Python 3 CSV file giving UnicodeDecodeError: 'utf-8' codec can't decode byte error when I print


I have the following code in Python 3, which is meant to print out each line in a csv file.

import csv
with open('my_file.csv', 'r', newline='') as csvfile:
    lines = csv.reader(csvfile, delimiter = ',', quotechar = '|')
    for line in lines:
        print(' '.join(line))

But when I run it, it gives me this error:

UnicodeDecodeError: 'utf-8' codec can't decode byte 0x96 in position 7386: invalid start byte

I looked through the csv file, and it turns out that if I take out a single ñ (little n with a tilde on top), every line prints out fine.

My problem is that I've looked through a bunch of different solutions to similar problems, but I still have no idea how to fix this, what to decode/encode, etc.
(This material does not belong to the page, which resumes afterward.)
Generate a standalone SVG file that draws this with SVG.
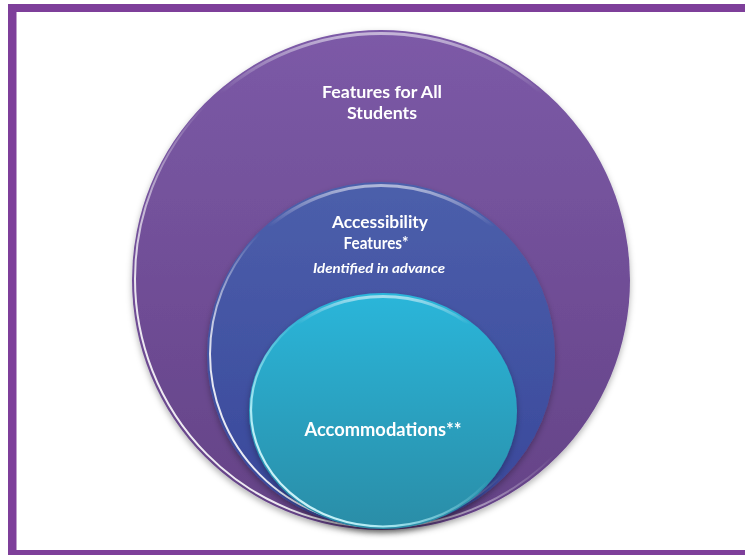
<svg xmlns="http://www.w3.org/2000/svg" width="745" height="555" viewBox="0 0 745 555">
  <defs>
    <linearGradient id="gBig" x1="0" y1="0" x2="0" y2="1">
      <stop offset="0" stop-color="#7C5AA7"/>
      <stop offset="1" stop-color="#644286"/>
    </linearGradient>
    <linearGradient id="gMid" x1="0" y1="0" x2="0" y2="1">
      <stop offset="0" stop-color="#4C5FAB"/>
      <stop offset="1" stop-color="#38479A"/>
    </linearGradient>
    <linearGradient id="gIn" x1="0" y1="0" x2="0" y2="1">
      <stop offset="0" stop-color="#2BB6DA"/>
      <stop offset="1" stop-color="#2A8DA7"/>
    </linearGradient>
    <linearGradient id="gRim" x1="1" y1="0" x2="0" y2="1">
      <stop offset="0" stop-color="#fff" stop-opacity="0"/>
      <stop offset="0.5" stop-color="#fff" stop-opacity="0"/>
      <stop offset="0.75" stop-color="#fff" stop-opacity="0.85"/>
      <stop offset="1" stop-color="#fff" stop-opacity="0.95"/>
    </linearGradient>
    <linearGradient id="gTop" x1="0" y1="0" x2="0" y2="1">
      <stop offset="0" stop-color="#fff" stop-opacity="0.55"/>
      <stop offset="0.12" stop-color="#fff" stop-opacity="0"/>
      <stop offset="1" stop-color="#fff" stop-opacity="0"/>
    </linearGradient>
    <linearGradient id="gRimIn" x1="1" y1="0" x2="0" y2="1">
      <stop offset="0" stop-color="#9FEAF6" stop-opacity="0"/>
      <stop offset="0.45" stop-color="#9FEAF6" stop-opacity="0"/>
      <stop offset="0.75" stop-color="#B8F2FA" stop-opacity="0.9"/>
      <stop offset="1" stop-color="#ffffff" stop-opacity="1"/>
    </linearGradient>
    <filter id="shadow" x="-10%" y="-10%" width="120%" height="125%">
      <feDropShadow dx="0" dy="3" stdDeviation="3" flood-color="#000" flood-opacity="0.3"/>
    </filter>
  </defs>
  <style>
    .frame { fill: #7E3F9A; }
    .lbl { fill: #ffffff; font-family: Lato, "Open Sans", "Liberation Sans", sans-serif; font-weight: 700; text-anchor: middle; }
    .sub { fill: #ffffff; font-family: Lato, "Open Sans", "Liberation Sans", sans-serif; font-weight: 700; font-style: italic; text-anchor: middle; }
    .rim { fill: none; stroke: url(#gRim); stroke-width: 2; }
    .top { fill: none; stroke: url(#gTop); stroke-width: 3; }
  </style>

  <rect width="745" height="555" fill="#ffffff"/>
  <g id="frame">
    <rect class="frame" x="8" y="4" width="737" height="8"/>
    <rect class="frame" x="8" y="4" width="8.5" height="551"/>
    <rect class="frame" x="8" y="550" width="737" height="5"/>
  </g>

  <g id="features-all" filter="url(#shadow)">
    <ellipse cx="381" cy="280" rx="249" ry="250" fill="url(#gBig)"/>
    <ellipse class="top" cx="381" cy="281.5" rx="247" ry="248"/>
    <ellipse class="rim" cx="381" cy="279" rx="246" ry="248"/>
    <text class="lbl" x="382" y="98" font-size="17" textLength="120" lengthAdjust="spacingAndGlyphs">Features for All</text>
    <text class="lbl" x="382" y="119" font-size="17" textLength="70" lengthAdjust="spacingAndGlyphs">Students</text>
  </g>

  <g id="accessibility" filter="url(#shadow)">
    <ellipse cx="381" cy="355" rx="174" ry="173" fill="url(#gMid)"/>
    <ellipse class="top" cx="381" cy="356.5" rx="172" ry="171"/>
    <ellipse class="rim" cx="381" cy="354" rx="171" ry="171"/>
    <text class="lbl" x="380" y="228" font-size="17" textLength="96" lengthAdjust="spacingAndGlyphs">Accessibility</text>
    <text class="lbl" x="376" y="249" font-size="17" textLength="65" lengthAdjust="spacingAndGlyphs">Features*</text>
    <text class="sub" x="379" y="273" font-size="13" textLength="132" lengthAdjust="spacingAndGlyphs">Identified in advance</text>
  </g>

  <g id="accommodations" filter="url(#shadow)">
    <ellipse cx="383" cy="411" rx="134" ry="118" fill="url(#gIn)"/>
    <ellipse cx="383" cy="412.5" rx="132" ry="116" fill="none" stroke="url(#gTop)" stroke-width="3"/>
    <ellipse cx="383" cy="410" rx="132" ry="116.5" fill="none" stroke="url(#gRimIn)" stroke-width="2.2"/>
    <text class="lbl" x="383" y="436" font-size="19" textLength="157" lengthAdjust="spacingAndGlyphs">Accommodations**</text>
  </g>
</svg>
Simply taking out the ñ character in the data is NOT an option.


Solution

  • We know the file contains the byte b'\x96' since it is mentioned in the error message:

    UnicodeDecodeError: 'utf-8' codec can't decode byte 0x96 in position 7386: invalid start byte
    

    Now we can write a little script to find out if there are any encodings where b'\x96' decodes to ñ:

    import pkgutil
    import encodings
    import os
    
    def all_encodings():
        modnames = set([modname for importer, modname, ispkg in pkgutil.walk_packages(
            path=[os.path.dirname(encodings.__file__)], prefix='')])
        aliases = set(encodings.aliases.aliases.values())
        return modnames.union(aliases)
    
    text = b'\x96'
    for enc in all_encodings():
        try:
            msg = text.decode(enc)
        except Exception:
            continue
        if msg == 'ñ':
            print('Decoding {t} with {enc} is {m}'.format(t=text, enc=enc, m=msg))
    

    which yields

    Decoding b'\x96' with mac_roman is ñ
    Decoding b'\x96' with mac_farsi is ñ
    Decoding b'\x96' with mac_croatian is ñ
    Decoding b'\x96' with mac_arabic is ñ
    Decoding b'\x96' with mac_romanian is ñ
    Decoding b'\x96' with mac_iceland is ñ
    Decoding b'\x96' with mac_turkish is ñ
    

    Therefore, try changing

    with open('my_file.csv', 'r', newline='') as csvfile:
    

    to one of those encodings, such as:

    with open('my_file.csv', 'r', encoding='mac_roman', newline='') as csvfile: